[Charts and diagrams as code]
********************

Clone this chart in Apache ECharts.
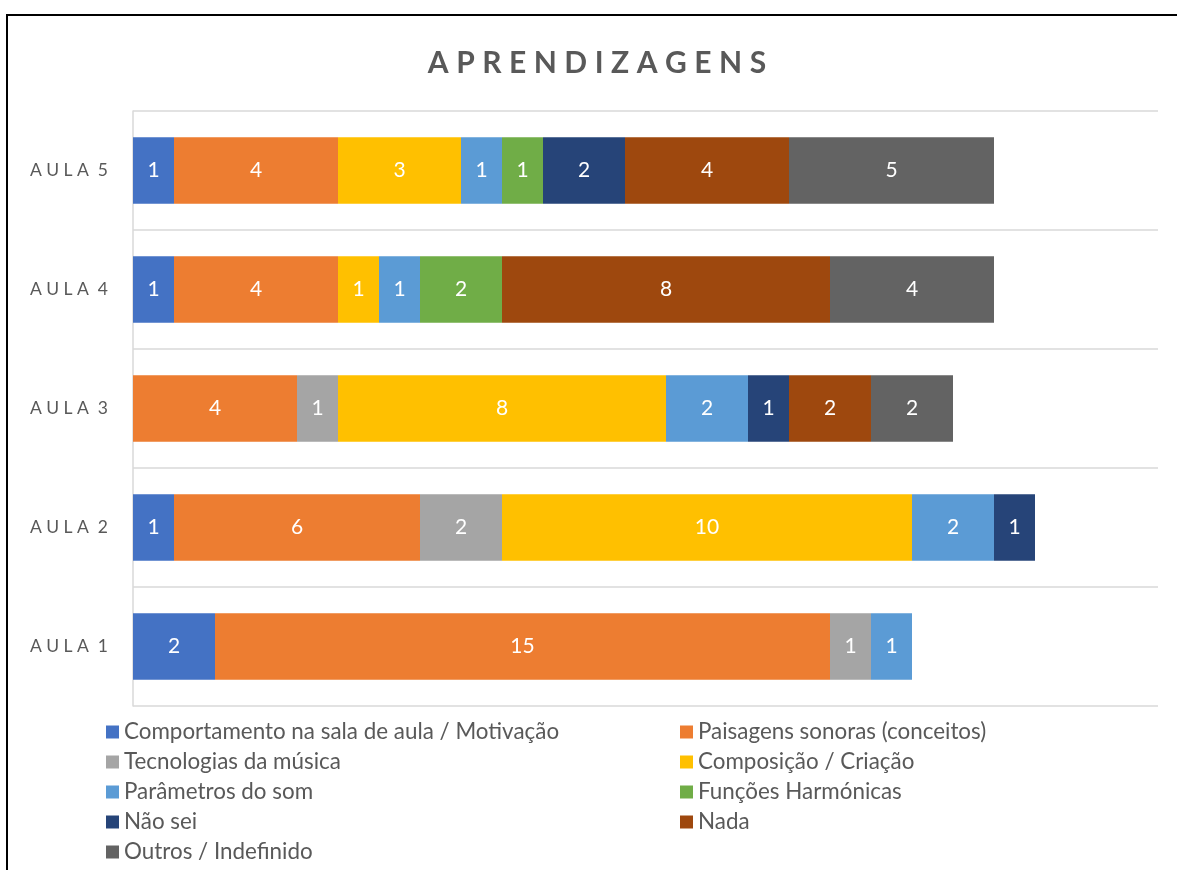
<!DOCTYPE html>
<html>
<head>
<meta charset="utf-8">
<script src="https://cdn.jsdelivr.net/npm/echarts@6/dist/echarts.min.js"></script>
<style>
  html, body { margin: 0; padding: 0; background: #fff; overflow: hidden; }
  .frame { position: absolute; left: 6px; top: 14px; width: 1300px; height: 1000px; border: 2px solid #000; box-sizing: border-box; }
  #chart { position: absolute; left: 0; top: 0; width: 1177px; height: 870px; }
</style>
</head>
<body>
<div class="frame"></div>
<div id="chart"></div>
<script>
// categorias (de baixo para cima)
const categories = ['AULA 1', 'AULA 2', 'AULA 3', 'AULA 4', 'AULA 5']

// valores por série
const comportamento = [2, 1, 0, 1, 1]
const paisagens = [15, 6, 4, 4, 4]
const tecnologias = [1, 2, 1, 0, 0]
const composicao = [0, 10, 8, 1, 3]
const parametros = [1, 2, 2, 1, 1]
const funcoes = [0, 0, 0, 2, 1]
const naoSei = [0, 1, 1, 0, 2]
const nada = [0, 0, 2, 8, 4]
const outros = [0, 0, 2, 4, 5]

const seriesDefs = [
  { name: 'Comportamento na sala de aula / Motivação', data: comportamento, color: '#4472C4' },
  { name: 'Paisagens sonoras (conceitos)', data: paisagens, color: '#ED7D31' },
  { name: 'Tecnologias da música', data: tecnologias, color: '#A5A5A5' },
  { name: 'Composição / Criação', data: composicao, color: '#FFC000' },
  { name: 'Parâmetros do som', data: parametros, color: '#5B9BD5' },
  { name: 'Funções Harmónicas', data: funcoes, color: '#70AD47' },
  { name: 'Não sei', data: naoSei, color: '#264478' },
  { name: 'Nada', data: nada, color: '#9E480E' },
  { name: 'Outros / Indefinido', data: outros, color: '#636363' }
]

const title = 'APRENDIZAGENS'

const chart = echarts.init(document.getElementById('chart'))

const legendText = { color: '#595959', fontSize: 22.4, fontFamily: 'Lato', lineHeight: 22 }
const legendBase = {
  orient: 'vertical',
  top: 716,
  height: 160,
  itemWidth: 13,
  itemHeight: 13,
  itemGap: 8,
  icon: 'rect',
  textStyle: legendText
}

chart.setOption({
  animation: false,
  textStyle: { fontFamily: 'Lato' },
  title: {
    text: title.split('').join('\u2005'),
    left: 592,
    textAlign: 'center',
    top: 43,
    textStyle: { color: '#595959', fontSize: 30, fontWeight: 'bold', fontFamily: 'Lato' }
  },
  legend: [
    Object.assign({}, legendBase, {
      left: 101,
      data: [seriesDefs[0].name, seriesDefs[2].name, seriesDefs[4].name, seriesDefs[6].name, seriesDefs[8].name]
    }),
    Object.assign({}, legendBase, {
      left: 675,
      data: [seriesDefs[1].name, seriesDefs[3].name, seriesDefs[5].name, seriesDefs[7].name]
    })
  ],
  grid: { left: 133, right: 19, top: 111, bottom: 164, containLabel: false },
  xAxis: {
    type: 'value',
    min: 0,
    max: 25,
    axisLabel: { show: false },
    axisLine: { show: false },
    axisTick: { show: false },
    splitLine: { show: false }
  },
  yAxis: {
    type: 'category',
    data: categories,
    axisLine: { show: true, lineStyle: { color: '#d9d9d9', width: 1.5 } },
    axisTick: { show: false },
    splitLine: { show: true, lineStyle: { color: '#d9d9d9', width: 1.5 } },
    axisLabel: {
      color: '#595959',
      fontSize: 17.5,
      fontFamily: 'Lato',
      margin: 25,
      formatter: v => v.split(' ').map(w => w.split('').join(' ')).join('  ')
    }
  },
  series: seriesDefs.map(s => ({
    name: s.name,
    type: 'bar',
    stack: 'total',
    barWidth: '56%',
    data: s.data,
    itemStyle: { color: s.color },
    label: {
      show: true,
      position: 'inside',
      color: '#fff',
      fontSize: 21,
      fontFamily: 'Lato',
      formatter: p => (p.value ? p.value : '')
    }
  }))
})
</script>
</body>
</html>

********************

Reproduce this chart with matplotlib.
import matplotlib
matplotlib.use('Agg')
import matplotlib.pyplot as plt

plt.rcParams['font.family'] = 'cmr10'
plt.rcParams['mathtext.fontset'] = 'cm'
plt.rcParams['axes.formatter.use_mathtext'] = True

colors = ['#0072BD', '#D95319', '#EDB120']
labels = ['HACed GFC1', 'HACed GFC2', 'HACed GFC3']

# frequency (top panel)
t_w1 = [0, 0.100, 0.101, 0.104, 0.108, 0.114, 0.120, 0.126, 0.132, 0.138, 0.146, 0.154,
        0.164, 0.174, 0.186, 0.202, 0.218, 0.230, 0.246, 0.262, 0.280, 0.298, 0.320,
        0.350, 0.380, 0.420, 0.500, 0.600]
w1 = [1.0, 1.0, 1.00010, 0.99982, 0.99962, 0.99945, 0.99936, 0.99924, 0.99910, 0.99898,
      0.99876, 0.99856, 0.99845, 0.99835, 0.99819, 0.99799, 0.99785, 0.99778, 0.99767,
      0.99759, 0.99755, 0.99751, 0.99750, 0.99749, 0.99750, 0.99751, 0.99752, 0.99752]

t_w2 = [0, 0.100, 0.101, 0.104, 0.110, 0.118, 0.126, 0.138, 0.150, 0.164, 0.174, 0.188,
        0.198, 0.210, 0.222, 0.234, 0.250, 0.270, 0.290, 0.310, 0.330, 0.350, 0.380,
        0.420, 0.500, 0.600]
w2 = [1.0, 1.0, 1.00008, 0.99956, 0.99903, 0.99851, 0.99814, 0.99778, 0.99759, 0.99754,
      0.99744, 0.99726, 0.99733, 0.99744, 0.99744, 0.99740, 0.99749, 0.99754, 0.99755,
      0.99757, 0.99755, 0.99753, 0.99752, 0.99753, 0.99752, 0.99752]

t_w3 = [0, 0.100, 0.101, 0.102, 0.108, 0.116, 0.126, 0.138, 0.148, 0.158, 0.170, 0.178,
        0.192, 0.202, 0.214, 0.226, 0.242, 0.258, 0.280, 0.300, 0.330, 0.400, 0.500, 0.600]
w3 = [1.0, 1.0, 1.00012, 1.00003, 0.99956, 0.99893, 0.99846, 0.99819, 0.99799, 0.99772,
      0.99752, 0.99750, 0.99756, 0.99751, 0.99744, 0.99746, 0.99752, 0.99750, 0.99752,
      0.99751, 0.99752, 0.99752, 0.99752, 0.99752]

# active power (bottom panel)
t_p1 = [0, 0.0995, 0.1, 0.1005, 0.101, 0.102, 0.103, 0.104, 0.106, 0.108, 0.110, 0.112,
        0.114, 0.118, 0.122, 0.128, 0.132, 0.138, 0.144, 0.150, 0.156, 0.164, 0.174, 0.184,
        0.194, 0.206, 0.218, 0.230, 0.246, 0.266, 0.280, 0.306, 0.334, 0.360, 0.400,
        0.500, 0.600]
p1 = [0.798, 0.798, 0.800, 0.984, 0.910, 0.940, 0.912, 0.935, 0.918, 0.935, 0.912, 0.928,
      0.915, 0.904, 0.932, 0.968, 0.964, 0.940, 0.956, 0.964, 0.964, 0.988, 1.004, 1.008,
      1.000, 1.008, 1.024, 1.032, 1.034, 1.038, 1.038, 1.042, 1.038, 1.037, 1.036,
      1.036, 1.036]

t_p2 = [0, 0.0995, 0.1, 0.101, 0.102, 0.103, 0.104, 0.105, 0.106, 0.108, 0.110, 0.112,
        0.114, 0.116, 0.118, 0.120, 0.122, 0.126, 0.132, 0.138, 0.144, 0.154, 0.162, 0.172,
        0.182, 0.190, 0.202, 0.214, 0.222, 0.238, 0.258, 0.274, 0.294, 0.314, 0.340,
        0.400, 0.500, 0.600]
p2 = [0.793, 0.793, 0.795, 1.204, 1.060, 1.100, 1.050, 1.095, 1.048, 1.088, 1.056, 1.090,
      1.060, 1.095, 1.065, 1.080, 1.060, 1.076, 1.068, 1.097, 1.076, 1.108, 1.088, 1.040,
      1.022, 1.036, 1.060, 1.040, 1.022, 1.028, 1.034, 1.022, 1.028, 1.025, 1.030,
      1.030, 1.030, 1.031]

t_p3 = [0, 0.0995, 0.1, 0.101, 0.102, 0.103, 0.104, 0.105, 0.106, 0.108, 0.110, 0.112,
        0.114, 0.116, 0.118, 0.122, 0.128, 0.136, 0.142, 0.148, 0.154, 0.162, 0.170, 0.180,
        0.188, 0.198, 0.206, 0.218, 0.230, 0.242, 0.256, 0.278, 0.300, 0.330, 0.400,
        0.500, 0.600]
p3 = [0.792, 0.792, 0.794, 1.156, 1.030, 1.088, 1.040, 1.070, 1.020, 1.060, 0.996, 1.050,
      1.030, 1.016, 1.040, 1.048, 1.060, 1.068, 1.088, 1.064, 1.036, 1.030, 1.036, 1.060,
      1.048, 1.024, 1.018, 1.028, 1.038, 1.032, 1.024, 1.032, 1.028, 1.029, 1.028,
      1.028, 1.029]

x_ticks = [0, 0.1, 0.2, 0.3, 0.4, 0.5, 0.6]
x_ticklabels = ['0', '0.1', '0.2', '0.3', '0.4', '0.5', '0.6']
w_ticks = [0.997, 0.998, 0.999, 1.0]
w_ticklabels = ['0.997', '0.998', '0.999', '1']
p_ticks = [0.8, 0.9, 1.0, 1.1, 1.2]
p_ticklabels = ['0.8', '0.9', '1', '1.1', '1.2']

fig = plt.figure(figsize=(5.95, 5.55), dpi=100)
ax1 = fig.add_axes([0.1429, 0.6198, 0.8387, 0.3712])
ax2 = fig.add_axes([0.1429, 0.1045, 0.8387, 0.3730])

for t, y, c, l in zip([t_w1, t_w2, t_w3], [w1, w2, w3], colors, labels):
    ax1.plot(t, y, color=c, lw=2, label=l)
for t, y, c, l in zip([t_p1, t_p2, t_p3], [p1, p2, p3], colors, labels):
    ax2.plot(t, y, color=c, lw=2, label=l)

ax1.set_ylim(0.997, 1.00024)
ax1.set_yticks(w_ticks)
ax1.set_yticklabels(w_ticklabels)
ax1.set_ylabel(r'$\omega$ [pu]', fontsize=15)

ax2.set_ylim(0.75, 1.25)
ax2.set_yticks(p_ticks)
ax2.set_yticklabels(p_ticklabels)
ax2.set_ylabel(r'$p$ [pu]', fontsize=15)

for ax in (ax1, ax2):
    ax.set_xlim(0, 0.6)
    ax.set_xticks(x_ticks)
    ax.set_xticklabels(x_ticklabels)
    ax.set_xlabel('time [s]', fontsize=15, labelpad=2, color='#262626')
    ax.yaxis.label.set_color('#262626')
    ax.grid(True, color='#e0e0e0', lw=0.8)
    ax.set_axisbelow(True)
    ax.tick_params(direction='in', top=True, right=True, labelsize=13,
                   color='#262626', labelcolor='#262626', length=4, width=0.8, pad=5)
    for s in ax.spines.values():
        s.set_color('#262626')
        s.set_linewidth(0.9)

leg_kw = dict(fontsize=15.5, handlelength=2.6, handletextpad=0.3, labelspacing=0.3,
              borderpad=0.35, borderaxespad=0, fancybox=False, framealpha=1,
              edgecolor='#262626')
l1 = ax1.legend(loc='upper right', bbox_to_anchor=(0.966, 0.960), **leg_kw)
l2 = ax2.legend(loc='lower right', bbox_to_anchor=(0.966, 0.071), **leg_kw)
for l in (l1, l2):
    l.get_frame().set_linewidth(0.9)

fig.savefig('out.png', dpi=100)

********************

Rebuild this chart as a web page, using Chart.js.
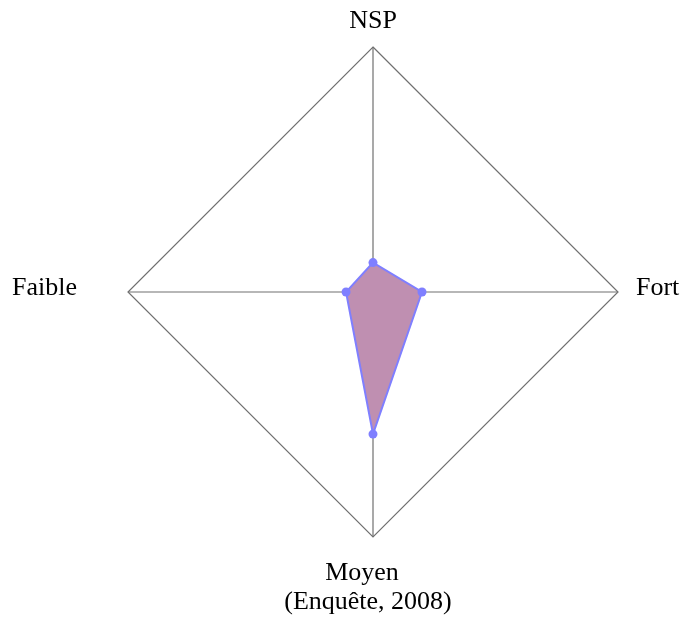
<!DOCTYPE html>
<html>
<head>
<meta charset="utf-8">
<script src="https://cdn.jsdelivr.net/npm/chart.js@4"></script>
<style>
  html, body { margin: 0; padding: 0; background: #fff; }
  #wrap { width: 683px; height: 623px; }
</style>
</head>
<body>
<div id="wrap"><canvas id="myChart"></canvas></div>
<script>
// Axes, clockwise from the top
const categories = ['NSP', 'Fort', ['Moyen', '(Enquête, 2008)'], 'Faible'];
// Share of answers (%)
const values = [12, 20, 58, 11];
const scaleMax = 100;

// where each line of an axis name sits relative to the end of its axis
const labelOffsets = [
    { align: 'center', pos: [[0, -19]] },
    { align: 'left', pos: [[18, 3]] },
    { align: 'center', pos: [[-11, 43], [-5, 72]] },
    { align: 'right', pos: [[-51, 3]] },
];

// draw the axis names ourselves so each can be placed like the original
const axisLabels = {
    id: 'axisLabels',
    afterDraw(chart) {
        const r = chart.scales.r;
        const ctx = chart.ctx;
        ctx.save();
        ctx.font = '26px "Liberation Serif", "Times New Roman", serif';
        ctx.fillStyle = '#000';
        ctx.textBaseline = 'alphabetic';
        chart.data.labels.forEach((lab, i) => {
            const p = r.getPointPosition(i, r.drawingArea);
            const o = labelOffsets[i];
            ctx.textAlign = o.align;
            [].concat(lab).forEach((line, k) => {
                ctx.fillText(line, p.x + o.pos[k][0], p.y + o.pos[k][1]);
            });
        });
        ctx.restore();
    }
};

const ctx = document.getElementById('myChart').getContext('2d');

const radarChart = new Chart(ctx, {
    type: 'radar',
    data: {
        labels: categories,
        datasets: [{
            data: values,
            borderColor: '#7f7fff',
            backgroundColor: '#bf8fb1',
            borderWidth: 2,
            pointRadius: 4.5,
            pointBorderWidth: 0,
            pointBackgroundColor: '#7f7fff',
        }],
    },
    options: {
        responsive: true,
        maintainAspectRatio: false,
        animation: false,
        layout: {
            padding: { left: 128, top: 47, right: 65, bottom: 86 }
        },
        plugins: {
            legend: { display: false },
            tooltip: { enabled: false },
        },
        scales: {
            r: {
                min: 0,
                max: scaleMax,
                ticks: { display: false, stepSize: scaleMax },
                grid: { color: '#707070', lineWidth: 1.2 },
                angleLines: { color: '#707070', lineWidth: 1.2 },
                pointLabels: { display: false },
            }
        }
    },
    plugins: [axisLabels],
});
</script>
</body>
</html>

********************

The task - Do not copy any pictures. Retype exactly the stretch from the line with "Rebuild this chart" through the line with "const scaleMax = 100;".

Output below -
Rebuild this chart as a web page, using Chart.js.
<!DOCTYPE html>
<html>
<head>
<meta charset="utf-8">
<script src="https://cdn.jsdelivr.net/npm/chart.js@4"></script>
<style>
  html, body { margin: 0; padding: 0; background: #fff; }
  #wrap { width: 683px; height: 623px; }
</style>
</head>
<body>
<div id="wrap"><canvas id="myChart"></canvas></div>
<script>
// Axes, clockwise from the top
const categories = ['NSP', 'Fort', ['Moyen', '(Enquête, 2008)'], 'Faible'];
// Share of answers (%)
const values = [12, 20, 58, 11];
const scaleMax = 100;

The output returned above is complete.